- Required work: Repeat the data that follows, word for word, without the images.

─── Supplied material

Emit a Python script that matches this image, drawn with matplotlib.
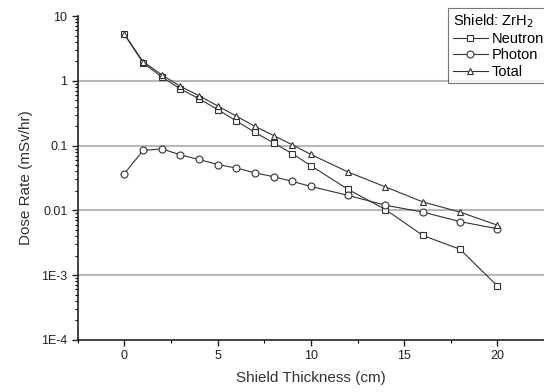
import matplotlib.pyplot as plt
import matplotlib.ticker as ticker

plt.rcParams['font.family'] = ['Liberation Sans', 'DejaVu Sans']

thickness = [0, 1, 2, 3, 4, 5, 6, 7, 8, 9, 10, 12, 14, 16, 18, 20]
neutron = [5.2, 1.9, 1.15, 0.75, 0.53, 0.36, 0.24, 0.16, 0.11, 0.075,
           0.049, 0.021, 0.0103, 0.0041, 0.0025, 0.00068]
photon = [0.037, 0.084, 0.089, 0.072, 0.061, 0.051, 0.045, 0.038, 0.033,
          0.028, 0.0234, 0.017, 0.012, 0.0094, 0.0067, 0.0052]
total = [5.24, 1.98, 1.24, 0.82, 0.59, 0.41, 0.285, 0.198, 0.143, 0.103,
         0.073, 0.039, 0.023, 0.0135, 0.0094, 0.0059]

yticks = [1e-4, 1e-3, 1e-2, 1e-1, 1, 10]
ylabels = ['1E-4', '1E-3', '0.01', '0.1', '1', '10']

fig = plt.figure(figsize=(5.44, 3.92), dpi=100)
ax = fig.add_axes([0.143, 0.133, 0.857, 0.826])

for yv in [1e-3, 1e-2, 1e-1, 1]:
    ax.axhline(yv, color='#b8b8b8', lw=1.5, zorder=0)

kw = dict(color='#333333', lw=0.8, markersize=5, markerfacecolor='white',
          markeredgecolor='#333333', markeredgewidth=0.8)
ax.plot(thickness, neutron, marker='s', label='Neutron', **kw)
ax.plot(thickness, photon, marker='o', label='Photon', **kw)
ax.plot(thickness, total, marker='^', label='Total', **kw)

ax.set_yscale('log')
ax.set_ylim(1e-4, 10)
ax.set_xlim(-2.5, 22.5)
ax.set_yticks(yticks)
ax.set_yticklabels(ylabels)
ax.yaxis.set_minor_locator(ticker.LogLocator(base=10, subs=range(2, 10)))
ax.yaxis.set_minor_formatter(ticker.NullFormatter())
ax.set_xticks([0, 5, 10, 15, 20])
ax.xaxis.set_minor_locator(ticker.MultipleLocator(2.5))

for s in ['top', 'right']:
    ax.spines[s].set_visible(False)
for s in ['left', 'bottom']:
    ax.spines[s].set_linewidth(1.2)
    ax.spines[s].set_color('#222222')

ax.tick_params(which='major', direction='out', length=4, width=1, labelsize=9, colors='#222222')
ax.tick_params(which='minor', direction='out', length=2, width=0.8)

ax.set_xlabel('Shield Thickness (cm)', fontsize=11, color='#333333', labelpad=6)
ax.set_ylabel('Dose Rate (mSv/hr)', fontsize=11, color='#333333', labelpad=6)

leg = ax.legend(title='Shield: ZrH$_2$', loc='upper right', bbox_to_anchor=(1.01, 1.025),
                fontsize=10.5, title_fontsize=10.5, frameon=True, fancybox=False,
                handlelength=2.4, handletextpad=0.3, borderpad=0.3, labelspacing=0.15,
                borderaxespad=0.0)
leg._legend_box.align = 'left'
leg.get_frame().set_edgecolor('#555555')
leg.get_frame().set_linewidth(0.8)

fig.savefig('out.png', dpi=100)
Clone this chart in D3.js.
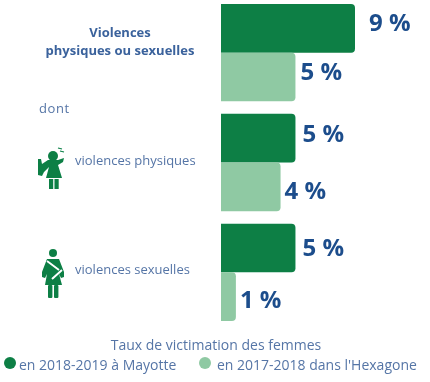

──────

- Correct response:
Emit a Python script that matches this image, drawn with matplotlib.
import matplotlib.pyplot as plt
import matplotlib.ticker as ticker

plt.rcParams['font.family'] = ['Liberation Sans', 'DejaVu Sans']

thickness = [0, 1, 2, 3, 4, 5, 6, 7, 8, 9, 10, 12, 14, 16, 18, 20]
neutron = [5.2, 1.9, 1.15, 0.75, 0.53, 0.36, 0.24, 0.16, 0.11, 0.075,
           0.049, 0.021, 0.0103, 0.0041, 0.0025, 0.00068]
photon = [0.037, 0.084, 0.089, 0.072, 0.061, 0.051, 0.045, 0.038, 0.033,
          0.028, 0.0234, 0.017, 0.012, 0.0094, 0.0067, 0.0052]
total = [5.24, 1.98, 1.24, 0.82, 0.59, 0.41, 0.285, 0.198, 0.143, 0.103,
         0.073, 0.039, 0.023, 0.0135, 0.0094, 0.0059]

yticks = [1e-4, 1e-3, 1e-2, 1e-1, 1, 10]
ylabels = ['1E-4', '1E-3', '0.01', '0.1', '1', '10']

fig = plt.figure(figsize=(5.44, 3.92), dpi=100)
ax = fig.add_axes([0.143, 0.133, 0.857, 0.826])

for yv in [1e-3, 1e-2, 1e-1, 1]:
    ax.axhline(yv, color='#b8b8b8', lw=1.5, zorder=0)

kw = dict(color='#333333', lw=0.8, markersize=5, markerfacecolor='white',
          markeredgecolor='#333333', markeredgewidth=0.8)
ax.plot(thickness, neutron, marker='s', label='Neutron', **kw)
ax.plot(thickness, photon, marker='o', label='Photon', **kw)
ax.plot(thickness, total, marker='^', label='Total', **kw)

ax.set_yscale('log')
ax.set_ylim(1e-4, 10)
ax.set_xlim(-2.5, 22.5)
ax.set_yticks(yticks)
ax.set_yticklabels(ylabels)
ax.yaxis.set_minor_locator(ticker.LogLocator(base=10, subs=range(2, 10)))
ax.yaxis.set_minor_formatter(ticker.NullFormatter())
ax.set_xticks([0, 5, 10, 15, 20])
ax.xaxis.set_minor_locator(ticker.MultipleLocator(2.5))

for s in ['top', 'right']:
    ax.spines[s].set_visible(False)
for s in ['left', 'bottom']:
    ax.spines[s].set_linewidth(1.2)
    ax.spines[s].set_color('#222222')

ax.tick_params(which='major', direction='out', length=4, width=1, labelsize=9, colors='#222222')
ax.tick_params(which='minor', direction='out', length=2, width=0.8)

ax.set_xlabel('Shield Thickness (cm)', fontsize=11, color='#333333', labelpad=6)
ax.set_ylabel('Dose Rate (mSv/hr)', fontsize=11, color='#333333', labelpad=6)

leg = ax.legend(title='Shield: ZrH$_2$', loc='upper right', bbox_to_anchor=(1.01, 1.025),
                fontsize=10.5, title_fontsize=10.5, frameon=True, fancybox=False,
                handlelength=2.4, handletextpad=0.3, borderpad=0.3, labelspacing=0.15,
                borderaxespad=0.0)
leg._legend_box.align = 'left'
leg.get_frame().set_edgecolor('#555555')
leg.get_frame().set_linewidth(0.8)

fig.savefig('out.png', dpi=100)
Clone this chart in D3.js.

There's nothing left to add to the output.